Es bien sabido que los dominicanos tenemos una gran paradoja en nuestra forma de ser, la cual es una especie de dualidad de carácter que entra en la categoría de la polaridad, como ahora diagnostican lo psicólogos a los que hoy están calmos y mañana se vuelven ¨atronaos¨. Por un lado somos la gente más buena, mansa y tolerante del mundo, gentes que pueden dar lo que no tienen a quienes lo necesiten, que se dejan sacar el ojo izquierdo sin siquiera pestañear el derecho, que le duplican una factura eléctrica sin la menor queja, o le suben los combustibles hasta el cielo y se quedan tan campantes en la tierra… y por otra parte, en cuestión de cumplir con todo lo que signifique disciplina, reglas o mandatos, nos entra una de espíritu de rebeldía y pataleo incontenible.

No nos gusta hacer fila, a la primera de cambio nos ponemos delante de los que han esperado pacientes una hora. No entendemos bien que los semáforos en rojo son para detenerse y no pasarlos a toda velocidad con peligro de la vida de los demás. Si nos ponen una multa, llamamos de inmediato al primo que es sargento, o al amigo del amigo de un amigo, que a su vez tiene un amigo que es coronel, para que nos la quiten. Por eso en nuestro lenguaje aún tiene tanta vigencia las palabra cimarrón, o alzado, o los dichos de chivo sin ley o echarse al monte. Y por eso también hay tanta gente que dice lo que se necesita aquí es un tipo con pantalones, por no nombrar lo que hay dentro de ellos.

Por ello se nos ocurre imponer nuevos y más severos correctivos pues parece que sólo así se nos puede domesticar, como lo demuestran tantos ejemplos de los dominicanos en el extranjero. Allí no se saltan la raya amarilla de migración, se llega temprano a la factoría que está a hora y media de distancia, o dejan pasar a un viejecito en un cruce de cebras sin darle un susto de infarto. Porque si se viola la ley en esos países viene después el garrotazo en forma de la amonestación, multa o hasta la cárcel.

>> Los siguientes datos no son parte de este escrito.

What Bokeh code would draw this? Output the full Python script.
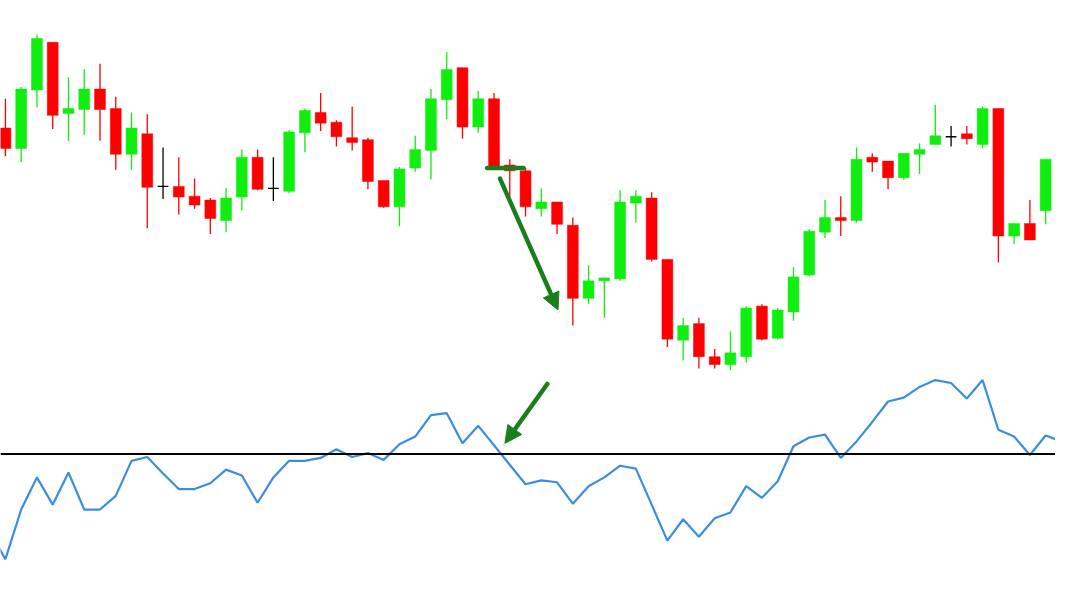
from bokeh.plotting import figure
from bokeh.models import ColumnDataSource, Range1d, Span, Arrow, NormalHead
from bokeh.embed import file_html
from bokeh.resources import INLINE

# ---- price data (one candle per bar) ----
opens = [1.3169, 1.3148, 1.3208, 1.3257, 1.3184, 1.3188, 1.3209, 1.3189, 1.3142, 1.3163,
         1.3109, 1.3109, 1.3099, 1.3095, 1.3074, 1.3098, 1.3139, 1.3107, 1.3104, 1.3164,
         1.3185, 1.3175, 1.3159, 1.3157, 1.3115, 1.3088, 1.3128, 1.3146, 1.3198, 1.3231,
         1.3170, 1.3199, 1.3131, 1.3125, 1.3086, 1.3093, 1.3069, 1.2994, 1.3012, 1.3014,
         1.3092, 1.3097, 1.3034, 1.2951, 1.2968, 1.2934, 1.2926, 1.2934, 1.2986, 1.2953,
         1.2980, 1.3018, 1.3062, 1.3077, 1.3074, 1.3139, 1.3135, 1.3118, 1.3142, 1.3152,
         1.3160, 1.3163, 1.3152, 1.3189, 1.3058, 1.3071, 1.3084]
highs = [1.3199, 1.3211, 1.3265, 1.3257, 1.3221, 1.3229, 1.3235, 1.3201, 1.3185, 1.3183,
         1.3149, 1.3139, 1.3117, 1.3097, 1.3107, 1.3147, 1.3147, 1.3139, 1.3167, 1.3189,
         1.3205, 1.3177, 1.3191, 1.3159, 1.3115, 1.3129, 1.3161, 1.3209, 1.3247, 1.3231,
         1.3207, 1.3205, 1.3137, 1.3128, 1.3107, 1.3093, 1.3077, 1.3028, 1.3015, 1.3105,
         1.3105, 1.3103, 1.3034, 1.2974, 1.2974, 1.2942, 1.2960, 1.2986, 1.2988, 1.2984,
         1.3026, 1.3065, 1.3095, 1.3099, 1.3149, 1.3143, 1.3135, 1.3143, 1.3153, 1.3193,
         1.3171, 1.3171, 1.3191, 1.3189, 1.3071, 1.3095, 1.3137]
lows = [1.3140, 1.3134, 1.3190, 1.3168, 1.3156, 1.3162, 1.3156, 1.3126, 1.3126, 1.3066,
        1.3096, 1.3080, 1.3086, 1.3060, 1.3062, 1.3084, 1.3105, 1.3094, 1.3102, 1.3144,
        1.3166, 1.3150, 1.3146, 1.3106, 1.3087, 1.3068, 1.3124, 1.3116, 1.3178, 1.3158,
        1.3164, 1.3129, 1.3098, 1.3078, 1.3078, 1.3060, 1.2966, 1.2988, 1.2974, 1.3012,
        1.3072, 1.3032, 1.2944, 1.2930, 1.2922, 1.2922, 1.2920, 1.2928, 1.2951, 1.2952,
        1.2971, 1.3017, 1.3056, 1.3058, 1.3072, 1.3124, 1.3106, 1.3116, 1.3122, 1.3152,
        1.3150, 1.3152, 1.3148, 1.3031, 1.3050, 1.3054, 1.3070]
closes = [1.3148, 1.3209, 1.3261, 1.3182, 1.3189, 1.3209, 1.3188, 1.3142, 1.3169, 1.3108,
          1.3109, 1.3098, 1.3090, 1.3076, 1.3097, 1.3139, 1.3106, 1.3107, 1.3165, 1.3187,
          1.3174, 1.3160, 1.3154, 1.3114, 1.3088, 1.3127, 1.3147, 1.3199, 1.3229, 1.3170,
          1.3199, 1.3130, 1.3125, 1.3088, 1.3093, 1.3070, 1.2994, 1.3012, 1.3015, 1.3093,
          1.3099, 1.3034, 1.2952, 1.2966, 1.2934, 1.2926, 1.2938, 1.2984, 1.2952, 1.2982,
          1.3016, 1.3063, 1.3077, 1.3074, 1.3137, 1.3134, 1.3118, 1.3143, 1.3147, 1.3161,
          1.3160, 1.3158, 1.3189, 1.3058, 1.3071, 1.3054, 1.3137]

# ---- momentum indicator (bars -1 .. 67) ----
mom_start = -1
momentum = [99.21, 98.92, 99.43, 99.76, 99.48, 99.81, 99.43, 99.43, 99.57, 99.93,
            99.97, 99.80, 99.64, 99.64, 99.70, 99.84, 99.78, 99.50, 99.76, 99.93,
            99.93, 99.96, 100.05, 99.97, 100.01, 99.94, 100.10, 100.18, 100.40, 100.42,
            100.11, 100.29, 100.09, 99.89, 99.69, 99.73, 99.71, 99.49, 99.67, 99.76,
            99.88, 99.85, 99.48, 99.11, 99.33, 99.15, 99.34, 99.40, 99.67, 99.55,
            99.72, 100.08, 100.17, 100.20, 99.96, 100.13, 100.33, 100.54, 100.58, 100.69,
            100.76, 100.73, 100.57, 100.76, 100.25, 100.18, 99.99, 100.19, 100.13]
mom_level = 100.0

# ---- annotation anchors (bar index, value) ----
support_line = dict(x0=30.56, x1=32.88, y=1.3128)
price_arrow = dict(x0=31.38, y0=1.3117, x1=35.06, y1=1.2982)
mom_arrow = dict(x0=34.38, y0=100.72, x1=31.69, y1=100.11)

UP = "#10ee10"
DOWN = "#ff0000"
DOJI = "#000000"
ARROW = "#1a7f1a"
LINE = "#3a8ede"

n = len(opens)
idx = list(range(n))
colors, tops, bots = [], [], []
for o, c in zip(opens, closes):
    colors.append(UP if c > o else (DOWN if c < o else DOJI))
    tops.append(max(o, c))
    bots.append(min(o, c))

src = ColumnDataSource(dict(x=idx, o=opens, h=highs, l=lows, c=closes,
                            top=tops, bot=bots, color=colors))
doji_i = [i for i in idx if opens[i] == closes[i]]
body_i = [i for i in idx if opens[i] != closes[i]]
bsrc = ColumnDataSource(dict(x=[idx[i] for i in body_i], top=[tops[i] for i in body_i],
                             bot=[bots[i] for i in body_i], color=[colors[i] for i in body_i]))
dsrc = ColumnDataSource(dict(x0=[i - 0.34 for i in doji_i], x1=[i + 0.34 for i in doji_i],
                             y=[opens[i] for i in doji_i]))

p = figure(width=1055, height=583, output_backend="svg", toolbar_location=None,
           x_range=Range1d(-0.3125, 66.625), y_range=Range1d(1.2701, 1.3300),
           x_axis_type=None, y_axis_type=None, min_border=0,
           background_fill_color="white", border_fill_color="white")
p.outline_line_color = None
p.grid.visible = False
p.extra_y_ranges = {"mom": Range1d(98.67, 104.66)}

# wicks
p.segment(x0="x", y0="l", x1="x", y1="h", color="color", line_width=1.3, source=src)
# bodies
p.vbar(x="x", width=0.69, top="top", bottom="bot", fill_color="color",
       line_color="color", line_width=0.5, source=bsrc)
# doji ticks
p.segment(x0="x0", y0="y", x1="x1", y1="y", color=DOJI, line_width=1.3, source=dsrc)

# momentum line
mx = [mom_start + k for k in range(len(momentum))]
p.line(mx, momentum, y_range_name="mom", line_color=LINE, line_width=2.2)
p.add_layout(Span(location=mom_level, dimension="width", y_range_name="mom",
                  line_color="black", line_width=2))

# annotations
p.segment(x0=[support_line["x0"]], y0=[support_line["y"]], x1=[support_line["x1"]],
          y1=[support_line["y"]], line_color=ARROW, line_width=4.5, line_cap="round")
for a, rng in ((price_arrow, "default"), (mom_arrow, "mom")):
    p.add_layout(Arrow(x_start=a["x0"], y_start=a["y0"], x_end=a["x1"], y_end=a["y1"],
                       y_range_name=rng, line_color=ARROW, line_width=4.5, line_cap="round",
                       end=NormalHead(size=17, fill_color=ARROW, line_color=ARROW,
                                      line_width=1)))

open("out.html", "w").write(file_html(p, INLINE))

Por eso aquí podríamos instituir castigos más o menos de la siguiente manera. A quien cometa una infracción de tráfico grave, se le pondrá un mes haciendo de agente de AMET, cogiendo pela de sol, lluvia y humo de carros, a lidiar con los interminables tapones donde no hay semáforos, a soportar los improperios de muchos conductores, o teniendo que despejar las calles para que un funcionario lleve a tiempo los niños al colegio. Seguro que no se pasa una luz roja en la vida.

A quienes se roban una, otra y otra vez la energía eléctrica, no se les va a llevar a la cárcel porque, mal que bien, ahí tiene las tres calientes, techo y hasta compañía. A esos se les sentará en una silla conectada a unos cables y se les largarán unos cuantos corrientazos, hasta dejarlos medio tostados, verán como nunca más se cogen ni un sólo voltio. A los que se conectan por su propia cuenta a una tubería para ducharse, lavar el carro o el jardín, o desperdiciarla dejando las llaves abiertas y sin pagar un chele, a esos se les meterá la cabeza en un cubo de agua, como en las películas de espías o de gansters de Chicago, para que se empapen bien de que no deben hacerlo.

Si son de los que estafan al fisco declarando menos ganancias, y por ende contribuyen a que un niño pobre no pueda ir a la escuela o deja de recibir atenciones médicas, se les obligará además de pagar el doble de impuestos de por vida, a cursar y aprobar las antiguas enseñanzas de Moral y Cívica, para que les metan en las cabezas la importancia de los valores humanos, y comprendan la necesidad contribuir de manera responsable con los menos favorecidos de la sociedad.

¿Qué les parece? Ahora sólo hace falta la autoridad que quiera y pueda meternos en cintura. ¡Sólo eso!